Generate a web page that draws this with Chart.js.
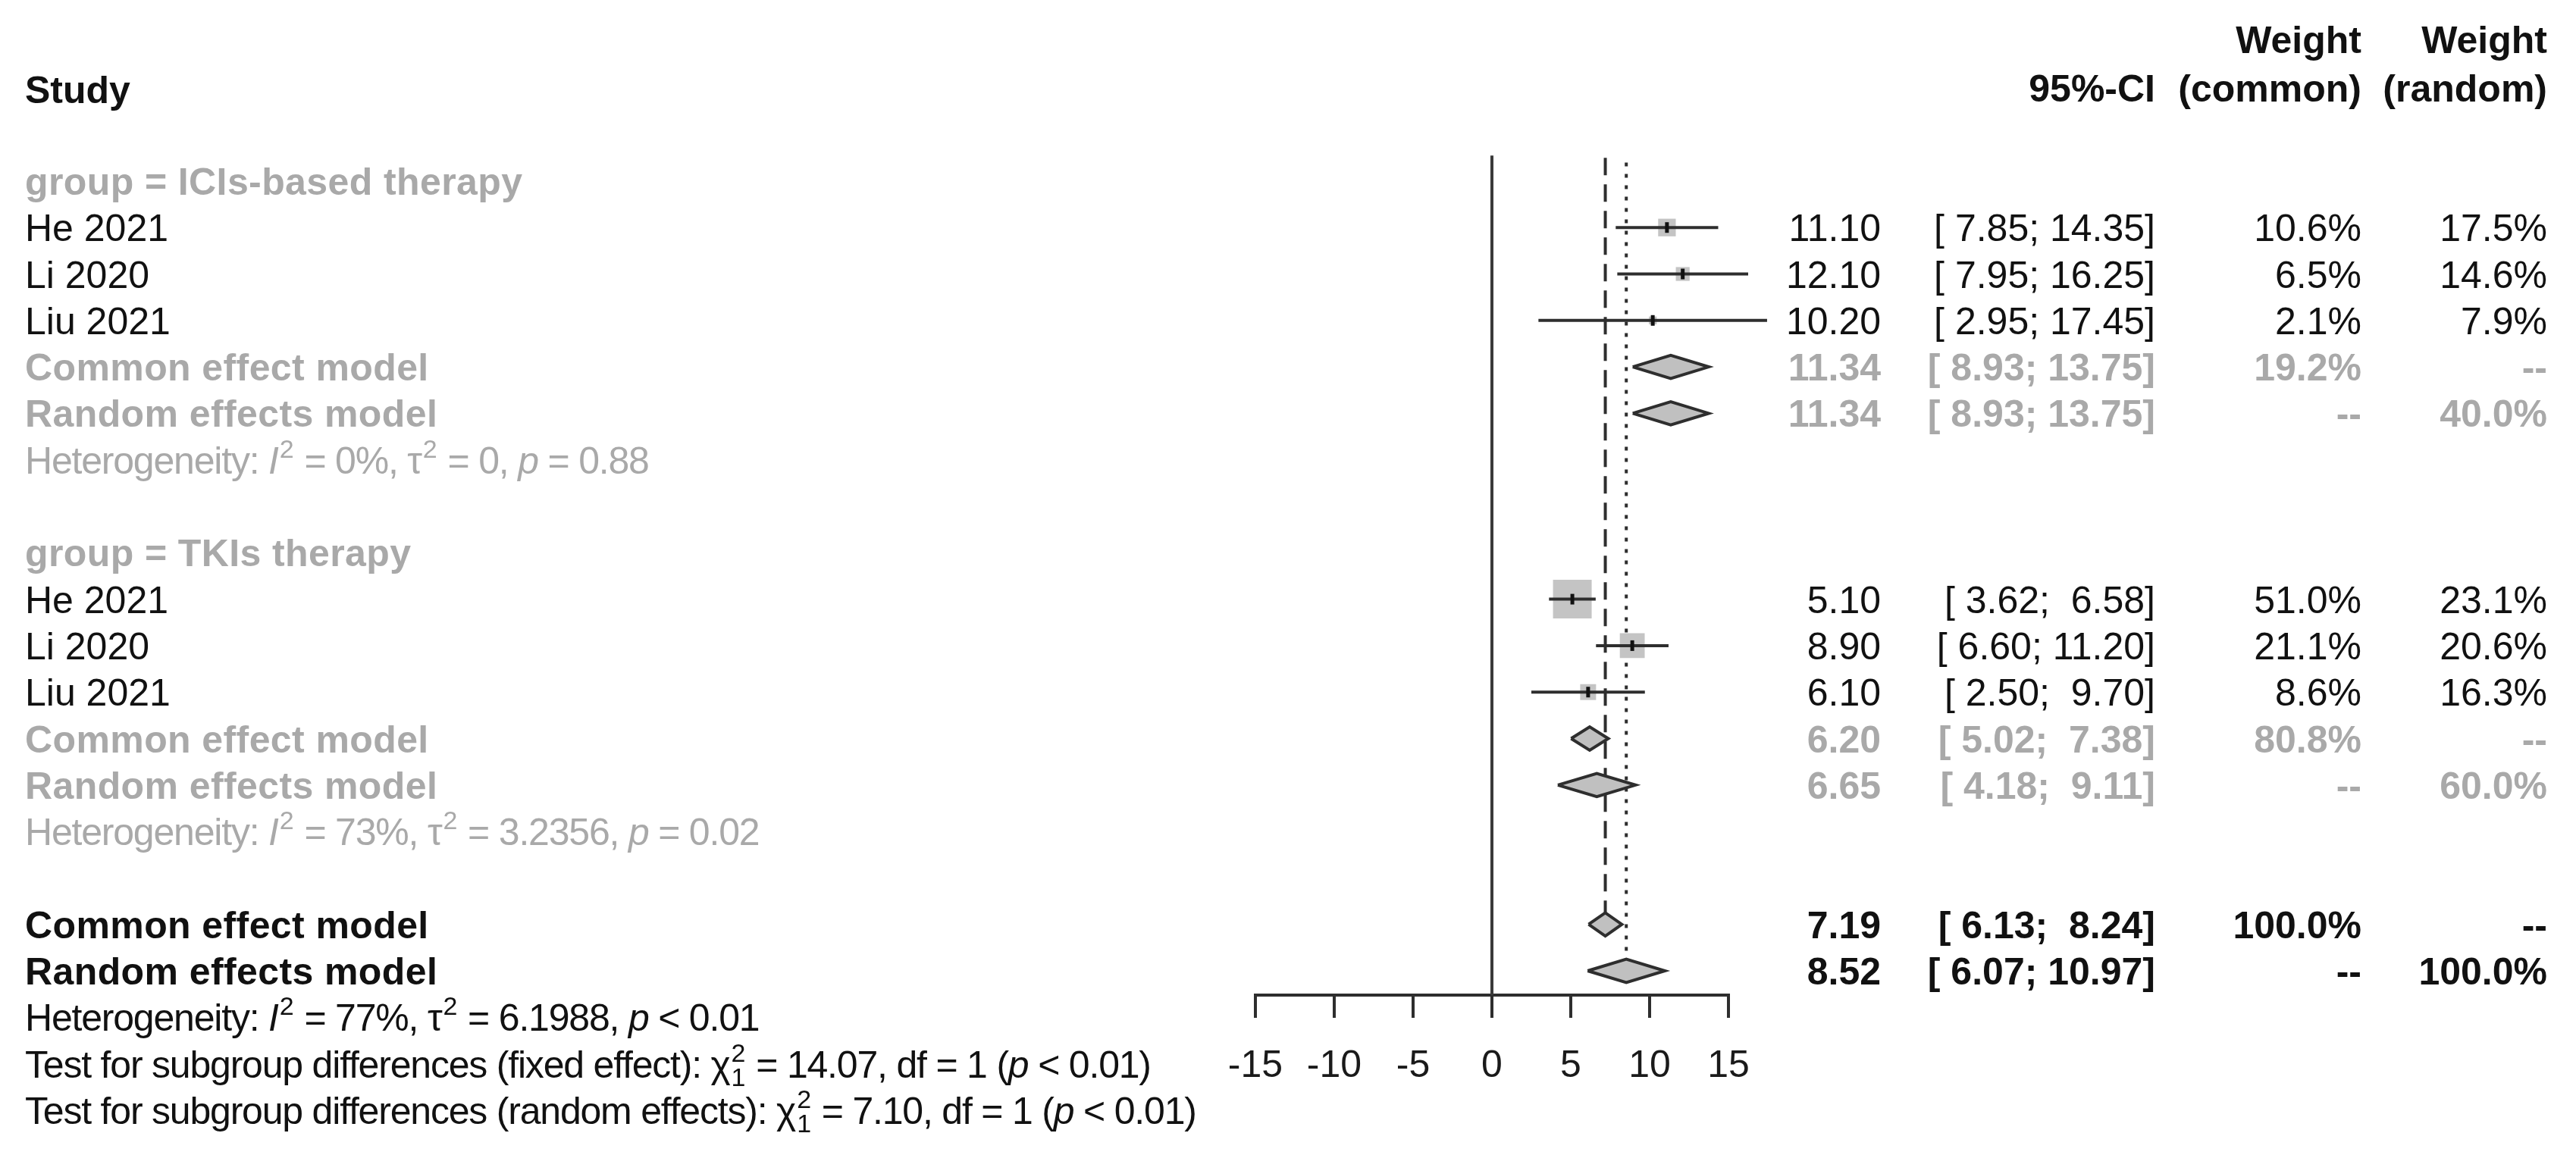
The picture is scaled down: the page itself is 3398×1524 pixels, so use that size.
<!DOCTYPE html>
<html>
<head>
<meta charset="utf-8">
<title>Forest plot</title>
<script src="https://cdn.jsdelivr.net/npm/chart.js@4.4.0/dist/chart.umd.min.js"></script>
<style>
  html, body { margin: 0; padding: 0; background: #fff; }
  #forest { display: block; }
</style>
</head>
<body>
<canvas id="forest" width="3398" height="1524"></canvas>
<script>
// ---- data ----
const studyNames = ['He 2021', 'Li 2020', 'Liu 2021'];
const groupNames = ['ICIs-based therapy', 'TKIs therapy'];

const iciTE = [11.10, 12.10, 10.20];
const iciLower = [7.85, 7.95, 2.95];
const iciUpper = [14.35, 16.25, 17.45];
const iciWeightCommon = [10.6, 6.5, 2.1];
const iciWeightRandom = [17.5, 14.6, 7.9];

const tkiTE = [5.10, 8.90, 6.10];
const tkiLower = [3.62, 6.60, 2.50];
const tkiUpper = [6.58, 11.20, 9.70];
const tkiWeightCommon = [51.0, 21.1, 8.6];
const tkiWeightRandom = [23.1, 20.6, 16.3];

// pooled estimates: [estimate, lower, upper]
const iciCommon = [11.34, 8.93, 13.75];
const iciRandom = [11.34, 8.93, 13.75];
const tkiCommon = [6.20, 5.02, 7.38];
const tkiRandom = [6.65, 4.18, 9.11];
const allCommon = [7.19, 6.13, 8.24];
const allRandom = [8.52, 6.07, 10.97];

// pooled weights per block: ICI, TKI, overall
const pooledWeightCommon = [19.2, 80.8, 100.0];
const pooledWeightRandom = [40.0, 60.0, 100.0];

// heterogeneity per block: ICI, TKI, overall
const hetI2 = ['0%', '73%', '77%'];
const hetTau2 = ['0', '3.2356', '6.1988'];
const hetP = ['= 0.88', '= 0.02', '< 0.01'];

// subgroup difference tests
const testNames = ['fixed effect', 'random effects'];
const testChi2 = ['14.07', '7.10'];
const testDf = [1, 1];
const testP = ['< 0.01', '< 0.01'];

const xTicks = [-15, -10, -5, 0, 5, 10, 15];

// ---- layout ----
const FONT = '"Liberation Sans", Arial, Helvetica, sans-serif';
const FS = 50;
const ROW0 = 55, ROWH = 61.3;     // pixel of row 0 and row pitch
const AXIS_Y = 1313;
const PLOT_L = 1656, PLOT_R = 2280;
const TEXT_X = 33, COL_EST = 2481, COL_CI = 2843, COL_WC = 3115, COL_WR = 3360;
const BLACK = '#111', GRAY = '#a9a9a9', LINE = '#2e2e2e';
const LW = 4;
const DIAMOND_H = 0.25;
const MAX_SQ = 51;                 // side in px of the heaviest study

const fmt = v => v.toFixed(2);
const pad = s => (' '.repeat(5) + s).slice(-5);
const ciText = (lo, hi) => '[' + pad(fmt(lo)) + '; ' + pad(fmt(hi)) + ']';
const pct = w => w.toFixed(1) + '%';

// build the rows
const rows = [];
const squares = [];
const diamonds = [];
const maxW = Math.max(...iciWeightCommon, ...tkiWeightCommon);

function addBlock(k0, gi, te, lo, hi, wc, wr, comm, rand) {
  rows.push({ k: k0, type: 'group', text: 'group = ' + groupNames[gi] });
  te.forEach((v, i) => {
    const k = k0 + 1 + i;
    rows.push({ k, type: 'study', text: studyNames[i], est: fmt(v), ci: ciText(lo[i], hi[i]),
      wc: pct(wc[i]), wr: pct(wr[i]) });
    squares.push({ k, te: v, lo: lo[i], hi: hi[i], w: wc[i] });
  });
  const kc = k0 + 4, kr = k0 + 5;
  rows.push({ k: kc, type: 'sub', text: 'Common effect model', est: fmt(comm[0]), ci: ciText(comm[1], comm[2]),
    wc: pct(pooledWeightCommon[gi]), wr: '--' });
  rows.push({ k: kr, type: 'sub', text: 'Random effects model', est: fmt(rand[0]), ci: ciText(rand[1], rand[2]),
    wc: '--', wr: pct(pooledWeightRandom[gi]) });
  rows.push({ k: k0 + 6, type: 'het', block: gi });
  diamonds.push({ k: kc, v: comm }, { k: kr, v: rand });
}
addBlock(3, 0, iciTE, iciLower, iciUpper, iciWeightCommon, iciWeightRandom, iciCommon, iciRandom);
addBlock(11, 1, tkiTE, tkiLower, tkiUpper, tkiWeightCommon, tkiWeightRandom, tkiCommon, tkiRandom);
rows.push({ k: 19, type: 'all', text: 'Common effect model', est: fmt(allCommon[0]), ci: ciText(allCommon[1], allCommon[2]),
  wc: pct(pooledWeightCommon[2]), wr: '--' });
rows.push({ k: 20, type: 'all', text: 'Random effects model', est: fmt(allRandom[0]), ci: ciText(allRandom[1], allRandom[2]),
  wc: '--', wr: pct(pooledWeightRandom[2]) });
rows.push({ k: 21, type: 'het', block: 2 });
rows.push({ k: 22, type: 'test', t: 0 });
rows.push({ k: 23, type: 'test', t: 1 });
diamonds.push({ k: 19, v: allCommon }, { k: 20, v: allRandom });

// ---- datasets ----
const datasets = [];

// reference lines: 0, common and random overall effect
const refLines = [
  { x: 0, from: 2.45, to: (AXIS_Y - ROW0) / ROWH, dash: [], color: '#3a3a3a' },
  { x: allCommon[0], from: 2.5, to: 18.75, dash: [23, 12], color: LINE },
  { x: allRandom[0], from: 2.6, to: 20 - DIAMOND_H, dash: [5, 10], color: LINE }
];
refLines.forEach(r => datasets.push({
  data: [{ x: r.x, y: r.from }, { x: r.x, y: r.to }],
  showLine: true, borderColor: r.color, borderWidth: LW, borderDash: r.dash,
  pointRadius: 0, clip: false, order: 9
}));

// study squares
datasets.push({
  data: squares.map(s => ({ x: s.te, y: s.k })),
  pointStyle: 'rect',
  pointRadius: squares.map(s => MAX_SQ * Math.sqrt(s.w / maxW) / Math.SQRT2),
  backgroundColor: '#c4c4c4', borderWidth: 0, order: 6
});

// confidence intervals
squares.forEach(s => datasets.push({
  data: [{ x: s.lo, y: s.k }, { x: s.hi, y: s.k }],
  showLine: true, borderColor: LINE, borderWidth: LW, pointRadius: 0, clip: false, order: 4
}));

// point estimate marks
datasets.push({
  data: squares.map(s => ({ x: s.te, y: s.k })),
  pointStyle: 'line', rotation: 90, pointRadius: 7,
  borderColor: '#111', borderWidth: 5, order: 2
});

// pooled diamonds
diamonds.forEach(d => {
  const [e, lo, hi] = d.v;
  datasets.push({
    data: [{ x: lo, y: d.k }, { x: e, y: d.k - DIAMOND_H }, { x: hi, y: d.k },
           { x: e, y: d.k + DIAMOND_H }, { x: lo, y: d.k }],
    showLine: true, fill: 'shape', backgroundColor: '#c0c0c0',
    borderColor: LINE, borderWidth: LW, pointRadius: 0, tension: 0, clip: false, order: 5
  });
});

// ---- text ----
function font(weight, style) {
  return (style || '') + ' ' + (weight || 'normal') + ' ' + FS + 'px ' + FONT;
}

function rich(ctx, parts, x, y) {
  let cx = x;
  ctx.textAlign = 'left';
  for (const p of parts) {
    const [t, st, sub] = p;
    if (st === 'sup') {
      ctx.letterSpacing = '0px';
      ctx.font = 'normal 34px ' + FONT;
      ctx.fillText(t, cx + 2, y - 21);
      let w = ctx.measureText(t).width;
      if (sub) {
        ctx.fillText(sub, cx + 2, y + 11);
        w = Math.max(w, ctx.measureText(sub).width);
      }
      cx += w + 3;
    } else {
      ctx.letterSpacing = '-1.2px';
      ctx.font = font('normal', st === 'i' ? 'italic' : '');
      ctx.fillText(t, cx, y);
      cx += ctx.measureText(t).width;
    }
  }
  ctx.letterSpacing = '0px';
}

function hetParts(b) {
  return [['Heterogeneity: '], ['I', 'i'], ['2', 'sup'], [' = ' + hetI2[b] + ', '],
    ['\u03c4'], ['2', 'sup'], [' = ' + hetTau2[b] + ', '], ['p', 'i'], [' ' + hetP[b]]];
}

function testParts(t) {
  return [['Test for subgroup differences (' + testNames[t] + '): '], ['\u03c7'], ['2', 'sup', String(testDf[t])],
    [' = ' + testChi2[t] + ', df = ' + testDf[t] + ' ('], ['p', 'i'], [' ' + testP[t] + ')']];
}

const forestText = {
  id: 'forestText',
  afterDraw(chart) {
    const ctx = chart.ctx;
    const ys = chart.scales.y;
    const base = k => ys.getPixelForValue(k) + 18;
    ctx.save();
    ctx.textBaseline = 'alphabetic';

    const put = (txt, x, y, align, weight, color, spacing) => {
      ctx.letterSpacing = spacing || '0px';
      ctx.font = font(weight);
      ctx.fillStyle = color;
      ctx.textAlign = align;
      ctx.fillText(txt, x, y);
      ctx.letterSpacing = '0px';
    };

    // header
    put('Weight', COL_WC, base(-0.05), 'right', 'bold', BLACK);
    put('Weight', COL_WR, base(-0.05), 'right', 'bold', BLACK);
    put('Study', TEXT_X, base(1.03), 'left', 'bold', BLACK);
    put('95%-CI', COL_CI, base(1), 'right', 'bold', BLACK);
    put('(common)', COL_WC, base(1), 'right', 'bold', BLACK);
    put('(random)', COL_WR, base(1), 'right', 'bold', BLACK);

    rows.forEach(r => {
      const y = base(r.k);
      if (r.type === 'group') {
        put(r.text, TEXT_X, y, 'left', 'bold', GRAY, '0.4px');
      } else if (r.type === 'het') {
        ctx.fillStyle = r.block === 2 ? BLACK : GRAY;
        rich(ctx, hetParts(r.block), TEXT_X, y);
      } else if (r.type === 'test') {
        ctx.fillStyle = BLACK;
        rich(ctx, testParts(r.t), TEXT_X, y);
      } else {
        const weight = r.type === 'study' ? 'normal' : 'bold';
        const color = r.type === 'sub' ? GRAY : BLACK;
        put(r.text, TEXT_X, y, 'left', weight, color, weight === 'bold' ? '0.4px' : '0px');
        put(r.est, COL_EST, y, 'right', weight, color);
        put(r.ci, COL_CI, y, 'right', weight, color);
        put(r.wc, COL_WC, y, 'right', weight, color);
        put(r.wr, COL_WR, y, 'right', weight, color);
      }
    });
    ctx.restore();
  }
};

new Chart(document.getElementById('forest'), {
  type: 'scatter',
  data: { datasets },
  options: {
    responsive: false,
    animation: false,
    events: [],
    devicePixelRatio: 1,
    layout: { autoPadding: false, padding: { left: PLOT_L, right: 3398 - PLOT_R, top: 0, bottom: 53 } },
    plugins: { legend: { display: false }, tooltip: { enabled: false } },
    scales: {
      x: {
        type: 'linear', position: 'bottom', min: xTicks[0], max: xTicks[xTicks.length - 1],
        afterBuildTicks: s => { s.ticks = xTicks.map(v => ({ value: v })); },
        ticks: { font: { family: FONT, size: FS }, color: '#1a1a1a', padding: 34, maxRotation: 0, autoSkip: false },
        grid: { drawOnChartArea: false, drawTicks: true, tickLength: 30, color: LINE, lineWidth: LW },
        border: { display: true, color: LINE, width: LW }
      },
      y: {
        type: 'linear', display: false, reverse: true,
        min: -ROW0 / ROWH, max: (AXIS_Y - ROW0) / ROWH
      }
    }
  },
  plugins: [forestText]
});
</script>
</body>
</html>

# Problem to work on:
Reproduce the data above word for word from its first line through the line that holds "const tkiWeightRandom = [23.1, 20.6, 16.3];", both ends included; skip pictures.

# Exercise solution:
Generate a web page that draws this with Chart.js.
The picture is scaled down: the page itself is 3398×1524 pixels, so use that size.
<!DOCTYPE html>
<html>
<head>
<meta charset="utf-8">
<title>Forest plot</title>
<script src="https://cdn.jsdelivr.net/npm/chart.js@4.4.0/dist/chart.umd.min.js"></script>
<style>
  html, body { margin: 0; padding: 0; background: #fff; }
  #forest { display: block; }
</style>
</head>
<body>
<canvas id="forest" width="3398" height="1524"></canvas>
<script>
// ---- data ----
const studyNames = ['He 2021', 'Li 2020', 'Liu 2021'];
const groupNames = ['ICIs-based therapy', 'TKIs therapy'];

const iciTE = [11.10, 12.10, 10.20];
const iciLower = [7.85, 7.95, 2.95];
const iciUpper = [14.35, 16.25, 17.45];
const iciWeightCommon = [10.6, 6.5, 2.1];
const iciWeightRandom = [17.5, 14.6, 7.9];

const tkiTE = [5.10, 8.90, 6.10];
const tkiLower = [3.62, 6.60, 2.50];
const tkiUpper = [6.58, 11.20, 9.70];
const tkiWeightCommon = [51.0, 21.1, 8.6];
const tkiWeightRandom = [23.1, 20.6, 16.3];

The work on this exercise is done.